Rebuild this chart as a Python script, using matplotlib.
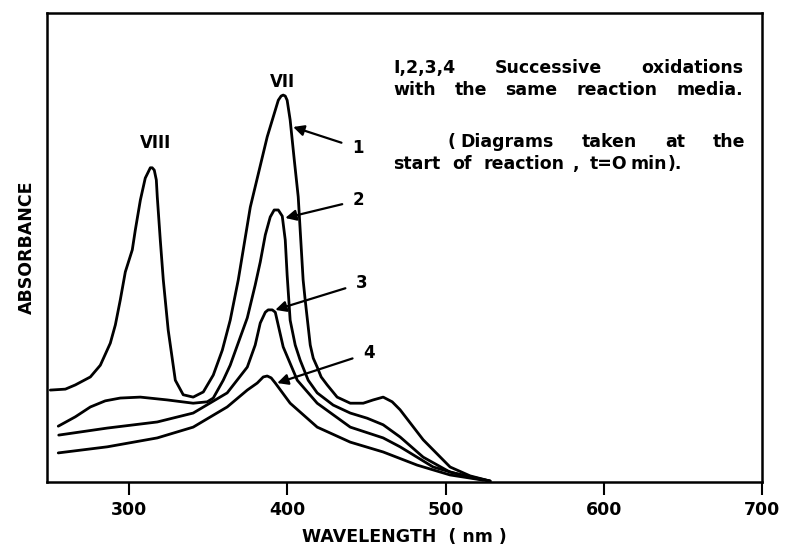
import matplotlib
matplotlib.use("Agg")
import matplotlib.pyplot as plt

# UV-vis spectra (absorbance in arbitrary units)
wl_1 = [250.1, 259.6, 265.9, 275.4, 281.7, 288.0, 291.2, 294.3, 297.5, 301.9,
        303.8, 307.0, 310.1, 312.0, 313.3, 314.5, 315.8, 317.1, 317.7, 319.6,
        321.5, 324.6, 329.1, 334.1, 340.4, 346.8, 353.1, 358.8, 363.8, 368.9,
        376.5, 387.2, 394.2, 396.0, 397.3, 398.6, 399.8, 401.7, 404.3, 406.8,
        409.9, 411.2, 414.4, 416.3, 418.8, 421.3, 425.1, 431.4, 439.7, 447.9,
        454.2, 460.5, 466.2, 471.2, 485.8, 502.8, 515.5, 528.1]
abs_1 = [0.196, 0.198, 0.207, 0.224, 0.249, 0.296, 0.335, 0.388, 0.448, 0.495,
         0.537, 0.601, 0.648, 0.661, 0.670, 0.670, 0.665, 0.644, 0.608, 0.516,
         0.431, 0.324, 0.217, 0.186, 0.181, 0.192, 0.228, 0.281, 0.345, 0.431,
         0.586, 0.736, 0.814, 0.823, 0.825, 0.823, 0.814, 0.772, 0.687, 0.608,
         0.431, 0.388, 0.292, 0.264, 0.245, 0.224, 0.207, 0.181, 0.168, 0.168,
         0.175, 0.181, 0.171, 0.154, 0.090, 0.032, 0.013, 0.002]

wl_2 = [255.1, 265.9, 275.4, 284.8, 294.3, 307.0, 324.0, 340.4, 349.3, 353.1,
        359.4, 363.8, 370.2, 374.6, 379.6, 382.8, 386.0, 389.1, 391.6, 394.2,
        396.7, 398.6, 399.8, 401.7, 404.9, 408.0, 413.1, 418.8, 428.9, 439.7,
        450.4, 460.5, 471.2, 485.8, 502.8, 528.1]
abs_2 = [0.119, 0.139, 0.160, 0.173, 0.179, 0.181, 0.175, 0.168, 0.171, 0.179,
         0.217, 0.249, 0.309, 0.350, 0.420, 0.469, 0.527, 0.565, 0.580, 0.580,
         0.567, 0.516, 0.441, 0.345, 0.292, 0.260, 0.217, 0.190, 0.164, 0.147,
         0.136, 0.122, 0.096, 0.053, 0.021, 0.002]

wl_3 = [255.4, 286.1, 317.7, 340.4, 361.9, 374.6, 379.6, 382.8, 386.0, 387.8,
        390.4, 392.3, 397.3, 406.2, 418.8, 439.7, 460.5, 471.2, 492.1, 513.6,
        528.1]
abs_3 = [0.100, 0.115, 0.128, 0.147, 0.190, 0.245, 0.292, 0.339, 0.362, 0.367,
         0.367, 0.362, 0.288, 0.217, 0.168, 0.117, 0.094, 0.075, 0.032, 0.011,
         0.002]

wl_4 = [255.1, 286.1, 317.7, 340.4, 361.9, 374.6, 380.9, 384.7, 387.2, 389.7,
        392.3, 401.7, 418.8, 439.7, 460.5, 482.0, 502.8, 523.7]
abs_4 = [0.062, 0.075, 0.094, 0.117, 0.160, 0.196, 0.211, 0.224, 0.226, 0.222,
         0.211, 0.168, 0.117, 0.085, 0.064, 0.036, 0.015, 0.004]

# curve labels: (text position, arrow tip)
curve_labels = ["1", "2", "3", "4"]
label_pos = [(440.9, 0.712), (441.5, 0.601), (443.4, 0.424), (447.9, 0.275)]
arrow_tip = [(403.6, 0.757), (398.6, 0.563), (392.3, 0.367), (393.5, 0.211)]

x_ticks = [300, 400, 500, 600, 700]

# note block, set word by word like the typed original: (x, text, align)
note_lines = [
    (0.883, [(466.8, "I,2,3,4", "left"), (531.3, "Successive", "left"),
             (688.0, "oxidations", "right")]),
    (0.836, [(466.8, "with", "left"), (505.8, "the", "left"),
             (537.9, "same", "left"), (582.6, "reaction", "left"),
             (688.0, "media.", "right")]),
    (0.725, [(500.9, "(", "left"), (509.2, "Diagrams", "left"),
             (586.2, "taken", "left"), (638.7, "at", "left"),
             (689.3, "the", "right")]),
    (0.678, [(466.8, "start", "left"), (504.1, "of", "left"),
             (523.7, "reaction", "left"), (580.0, ",", "left"),
             (591.3, "t=O", "left"), (616.6, "min", "left"),
             (640.6, ").", "left")]),
]

fig = plt.figure(figsize=(7.89, 5.56), dpi=100)
ax = fig.add_axes([0.0596, 0.1331, 0.9062, 0.8435])

for wl, ab in [(wl_1, abs_1), (wl_2, abs_2), (wl_3, abs_3), (wl_4, abs_4)]:
    ax.plot(wl, ab, color="black", lw=2.0, solid_joinstyle="round",
            solid_capstyle="round")

for lab, (tx, ty), (hx, hy) in zip(curve_labels, label_pos, arrow_tip):
    ax.annotate(lab, xy=(hx, hy), xytext=(tx, ty), fontsize=12,
                fontweight="bold", ha="left", va="center",
                arrowprops=dict(arrowstyle="-|>", color="black", lw=1.6,
                                mutation_scale=16, shrinkA=6, shrinkB=0))

ax.text(396.7, 0.853, "VII", fontsize=12, fontweight="bold", ha="center",
        va="center")
ax.text(316.4, 0.723, "VIII", fontsize=12, fontweight="bold", ha="center",
        va="center")

for y, words in note_lines:
    for x, w, align in words:
        ax.text(x, y, w, fontsize=12.5, fontweight="bold", ha=align,
                va="center")

ax.set_xlim(248, 700)
ax.set_ylim(0, 1)
ax.set_xticks(x_ticks)
ax.set_xticklabels([str(t) for t in x_ticks], fontsize=12.5, fontweight="bold")
ax.set_yticks([])
ax.tick_params(axis="x", direction="out", length=9, width=1.5, pad=5)
for sp in ax.spines.values():
    sp.set_linewidth(1.8)

ax.set_xlabel("WAVELENGTH  ( nm )", fontsize=12.5, fontweight="bold",
              labelpad=6)
ax.set_ylabel("ABSORBANCE", fontsize=12.5, fontweight="bold", labelpad=8)

fig.savefig("out.png", dpi=100)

━━━━━━━━━━━━━━━━━━━━

**Exercise brief:**
Print the full listing exactly, dropping the pictures.

**Answer below:**
Rebuild this chart as a Python script, using matplotlib.
import matplotlib
matplotlib.use("Agg")
import matplotlib.pyplot as plt

# UV-vis spectra (absorbance in arbitrary units)
wl_1 = [250.1, 259.6, 265.9, 275.4, 281.7, 288.0, 291.2, 294.3, 297.5, 301.9,
        303.8, 307.0, 310.1, 312.0, 313.3, 314.5, 315.8, 317.1, 317.7, 319.6,
        321.5, 324.6, 329.1, 334.1, 340.4, 346.8, 353.1, 358.8, 363.8, 368.9,
        376.5, 387.2, 394.2, 396.0, 397.3, 398.6, 399.8, 401.7, 404.3, 406.8,
        409.9, 411.2, 414.4, 416.3, 418.8, 421.3, 425.1, 431.4, 439.7, 447.9,
        454.2, 460.5, 466.2, 471.2, 485.8, 502.8, 515.5, 528.1]
abs_1 = [0.196, 0.198, 0.207, 0.224, 0.249, 0.296, 0.335, 0.388, 0.448, 0.495,
         0.537, 0.601, 0.648, 0.661, 0.670, 0.670, 0.665, 0.644, 0.608, 0.516,
         0.431, 0.324, 0.217, 0.186, 0.181, 0.192, 0.228, 0.281, 0.345, 0.431,
         0.586, 0.736, 0.814, 0.823, 0.825, 0.823, 0.814, 0.772, 0.687, 0.608,
         0.431, 0.388, 0.292, 0.264, 0.245, 0.224, 0.207, 0.181, 0.168, 0.168,
         0.175, 0.181, 0.171, 0.154, 0.090, 0.032, 0.013, 0.002]

wl_2 = [255.1, 265.9, 275.4, 284.8, 294.3, 307.0, 324.0, 340.4, 349.3, 353.1,
        359.4, 363.8, 370.2, 374.6, 379.6, 382.8, 386.0, 389.1, 391.6, 394.2,
        396.7, 398.6, 399.8, 401.7, 404.9, 408.0, 413.1, 418.8, 428.9, 439.7,
        450.4, 460.5, 471.2, 485.8, 502.8, 528.1]
abs_2 = [0.119, 0.139, 0.160, 0.173, 0.179, 0.181, 0.175, 0.168, 0.171, 0.179,
         0.217, 0.249, 0.309, 0.350, 0.420, 0.469, 0.527, 0.565, 0.580, 0.580,
         0.567, 0.516, 0.441, 0.345, 0.292, 0.260, 0.217, 0.190, 0.164, 0.147,
         0.136, 0.122, 0.096, 0.053, 0.021, 0.002]

wl_3 = [255.4, 286.1, 317.7, 340.4, 361.9, 374.6, 379.6, 382.8, 386.0, 387.8,
        390.4, 392.3, 397.3, 406.2, 418.8, 439.7, 460.5, 471.2, 492.1, 513.6,
        528.1]
abs_3 = [0.100, 0.115, 0.128, 0.147, 0.190, 0.245, 0.292, 0.339, 0.362, 0.367,
         0.367, 0.362, 0.288, 0.217, 0.168, 0.117, 0.094, 0.075, 0.032, 0.011,
         0.002]

wl_4 = [255.1, 286.1, 317.7, 340.4, 361.9, 374.6, 380.9, 384.7, 387.2, 389.7,
        392.3, 401.7, 418.8, 439.7, 460.5, 482.0, 502.8, 523.7]
abs_4 = [0.062, 0.075, 0.094, 0.117, 0.160, 0.196, 0.211, 0.224, 0.226, 0.222,
         0.211, 0.168, 0.117, 0.085, 0.064, 0.036, 0.015, 0.004]

# curve labels: (text position, arrow tip)
curve_labels = ["1", "2", "3", "4"]
label_pos = [(440.9, 0.712), (441.5, 0.601), (443.4, 0.424), (447.9, 0.275)]
arrow_tip = [(403.6, 0.757), (398.6, 0.563), (392.3, 0.367), (393.5, 0.211)]

x_ticks = [300, 400, 500, 600, 700]

# note block, set word by word like the typed original: (x, text, align)
note_lines = [
    (0.883, [(466.8, "I,2,3,4", "left"), (531.3, "Successive", "left"),
             (688.0, "oxidations", "right")]),
    (0.836, [(466.8, "with", "left"), (505.8, "the", "left"),
             (537.9, "same", "left"), (582.6, "reaction", "left"),
             (688.0, "media.", "right")]),
    (0.725, [(500.9, "(", "left"), (509.2, "Diagrams", "left"),
             (586.2, "taken", "left"), (638.7, "at", "left"),
             (689.3, "the", "right")]),
    (0.678, [(466.8, "start", "left"), (504.1, "of", "left"),
             (523.7, "reaction", "left"), (580.0, ",", "left"),
             (591.3, "t=O", "left"), (616.6, "min", "left"),
             (640.6, ").", "left")]),
]

fig = plt.figure(figsize=(7.89, 5.56), dpi=100)
ax = fig.add_axes([0.0596, 0.1331, 0.9062, 0.8435])

for wl, ab in [(wl_1, abs_1), (wl_2, abs_2), (wl_3, abs_3), (wl_4, abs_4)]:
    ax.plot(wl, ab, color="black", lw=2.0, solid_joinstyle="round",
            solid_capstyle="round")

for lab, (tx, ty), (hx, hy) in zip(curve_labels, label_pos, arrow_tip):
    ax.annotate(lab, xy=(hx, hy), xytext=(tx, ty), fontsize=12,
                fontweight="bold", ha="left", va="center",
                arrowprops=dict(arrowstyle="-|>", color="black", lw=1.6,
                                mutation_scale=16, shrinkA=6, shrinkB=0))

ax.text(396.7, 0.853, "VII", fontsize=12, fontweight="bold", ha="center",
        va="center")
ax.text(316.4, 0.723, "VIII", fontsize=12, fontweight="bold", ha="center",
        va="center")

for y, words in note_lines:
    for x, w, align in words:
        ax.text(x, y, w, fontsize=12.5, fontweight="bold", ha=align,
                va="center")

ax.set_xlim(248, 700)
ax.set_ylim(0, 1)
ax.set_xticks(x_ticks)
ax.set_xticklabels([str(t) for t in x_ticks], fontsize=12.5, fontweight="bold")
ax.set_yticks([])
ax.tick_params(axis="x", direction="out", length=9, width=1.5, pad=5)
for sp in ax.spines.values():
    sp.set_linewidth(1.8)

ax.set_xlabel("WAVELENGTH  ( nm )", fontsize=12.5, fontweight="bold",
              labelpad=6)
ax.set_ylabel("ABSORBANCE", fontsize=12.5, fontweight="bold", labelpad=8)

fig.savefig("out.png", dpi=100)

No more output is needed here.